**Task brief**
Starting at the first line of the listing below, retype each line up to and including the one that contains "plt.rcParams['mathtext.it'] = 'Liberation". Leave pictures out.

--------------------

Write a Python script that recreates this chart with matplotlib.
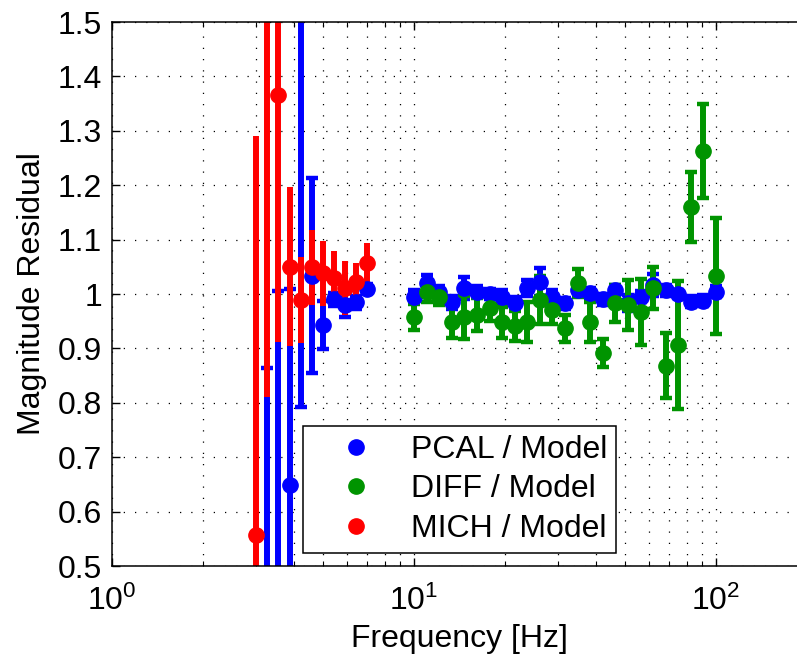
import numpy as np
import matplotlib
matplotlib.use("Agg")
import matplotlib.pyplot as plt
from matplotlib.lines import Line2D
from matplotlib.ticker import LogLocator, NullFormatter

plt.rcParams['font.family'] = ['Liberation Sans', 'DejaVu Sans']
plt.rcParams['mathtext.fontset'] = 'custom'
plt.rcParams['mathtext.rm'] = 'Liberation Sans'
plt.rcParams['mathtext.it'] = 'Liberation Sans'

# low frequency sweep (MICH and PCAL)
f_low = [3.00, 3.27, 3.55, 3.87, 4.21, 4.58, 4.99, 5.43, 5.91, 6.43, 7.00]
mich_val = [0.557, 1.65, 1.366, 1.05, 0.989, 1.049, 1.038, 1.029, 1.011, 1.022, 1.057]
mich_err = [0.733, 0.84, 0.455, 0.146, 0.079, 0.069, 0.06, 0.05, 0.05, 0.035, 0.037]

f_pcal_low = [3.27, 3.55, 3.87, 4.21, 4.58, 4.99, 5.43, 5.91, 6.43, 7.00]
pcal_low_val = [0.35, 0.40, 0.648, 1.60, 1.034, 0.943, 0.99, 0.98, 0.985, 1.01]
pcal_low_err = [0.514, 0.605, 0.362, 0.808, 0.179, 0.044, 0.012, 0.022, 0.012, 0.008]

# high frequency sweep (PCAL and DIFF)
f_high = [10.00, 11.01, 12.12, 13.34, 14.68, 16.16, 17.78, 19.57, 21.54, 23.71,
          26.10, 28.73, 31.62, 34.81, 38.31, 42.17, 46.42, 51.09, 56.23, 61.90,
          68.13, 74.99, 82.54, 90.85, 100.0]
pcal_val = [0.995, 1.02, 1.003, 0.985, 1.011, 1.004, 1.0, 0.995, 0.983, 1.011,
            1.022, 0.995, 0.983, 1.007, 1.001, 0.99, 1.007, 0.983, 0.995, 1.016,
            1.007, 1.0, 0.986, 0.988, 1.004]
pcal_err = [0.012, 0.015, 0.012, 0.012, 0.02, 0.01, 0.01, 0.012, 0.012, 0.015,
            0.026, 0.012, 0.01, 0.01, 0.01, 0.01, 0.01, 0.015, 0.01, 0.02,
            0.01, 0.008, 0.01, 0.01, 0.01]
diff_val = [0.958, 1.004, 0.995, 0.948, 0.957, 0.962, 0.974, 0.948, 0.941, 0.949,
            0.989, 0.971, 0.937, 1.020, 0.949, 0.891, 0.983, 0.98, 0.967, 1.011,
            0.868, 0.906, 1.160, 1.263, 1.033]
diff_err = [0.024, 0.019, 0.015, 0.028, 0.04, 0.03, 0.023, 0.028, 0.028, 0.037,
            0.045, 0.026, 0.025, 0.026, 0.037, 0.026, 0.034, 0.046, 0.06, 0.039,
            0.06, 0.118, 0.064, 0.087, 0.106]

labels = ["PCAL / Model", "DIFF / Model", "MICH / Model"]
c_blue, c_green, c_red = "#0000ff", "#009400", "#ff0000"
fs = 23

fig = plt.figure(figsize=(7.97, 6.56), dpi=100)
ax = fig.add_axes([112/797, 1 - 566/656, 695/797, 544/656])

style = dict(fmt="o", markersize=11, elinewidth=4.3)
ax.errorbar(f_pcal_low, pcal_low_val, yerr=pcal_low_err, color=c_blue,
            capsize=4.5, capthick=3.2, **style)
ax.errorbar(f_high, pcal_val, yerr=pcal_err, color=c_blue,
            capsize=4.5, capthick=3.2, **style)
ax.errorbar(f_high, diff_val, yerr=diff_err, color=c_green,
            capsize=4.5, capthick=3.2, **style)
# MICH bars are drawn without caps
ax.errorbar(f_low, mich_val, yerr=mich_err, color=c_red, capsize=0, **style)

ax.set_xscale("log")
ax.set_xlim(1, 200)
ax.set_ylim(0.5, 1.5)
ax.set_yticks(np.arange(0.5, 1.51, 0.1))
ax.set_yticklabels(["0.5", "0.6", "0.7", "0.8", "0.9", "1", "1.1", "1.2", "1.3", "1.4", "1.5"])
ax.xaxis.set_minor_locator(LogLocator(base=10, subs=np.arange(2, 10)))
ax.xaxis.set_minor_formatter(NullFormatter())

grid = dict(color="k", linestyle=(0, (1, 8)), linewidth=0.9)
ax.grid(True, which="major", axis="both", **grid)
ax.grid(True, which="minor", axis="x", **grid)

ax.tick_params(which="both", direction="in", top=True, right=True, labelsize=fs)
ax.tick_params(which="major", length=6, width=1)
ax.tick_params(which="minor", length=3.5, width=0.8)
ax.tick_params(axis="y", pad=7)
ax.tick_params(axis="x", pad=14)
for s in ax.spines.values():
    s.set_linewidth(1.1)

ax.set_xlabel("Frequency [Hz]", fontsize=fs, labelpad=5)
ax.set_ylabel("Magnitude Residual", fontsize=fs, labelpad=8)

handles = [Line2D([], [], linestyle="none", marker="o", markersize=11, color=c)
           for c in (c_blue, c_green, c_red)]
leg = ax.legend(handles, labels, loc="lower left", bbox_to_anchor=(0.275, 0.024),
                borderaxespad=0, fontsize=fs, fancybox=False, framealpha=1,
                edgecolor="k", handletextpad=0.35, handlelength=2.75,
                borderpad=0.28, labelspacing=0.3)
leg.get_frame().set_linewidth(1.1)

fig.savefig("out.png", dpi=100)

--------------------

**Result**
Write a Python script that recreates this chart with matplotlib.
import numpy as np
import matplotlib
matplotlib.use("Agg")
import matplotlib.pyplot as plt
from matplotlib.lines import Line2D
from matplotlib.ticker import LogLocator, NullFormatter

plt.rcParams['font.family'] = ['Liberation Sans', 'DejaVu Sans']
plt.rcParams['mathtext.fontset'] = 'custom'
plt.rcParams['mathtext.rm'] = 'Liberation Sans'
plt.rcParams['mathtext.it'] = 'Liberation Sans'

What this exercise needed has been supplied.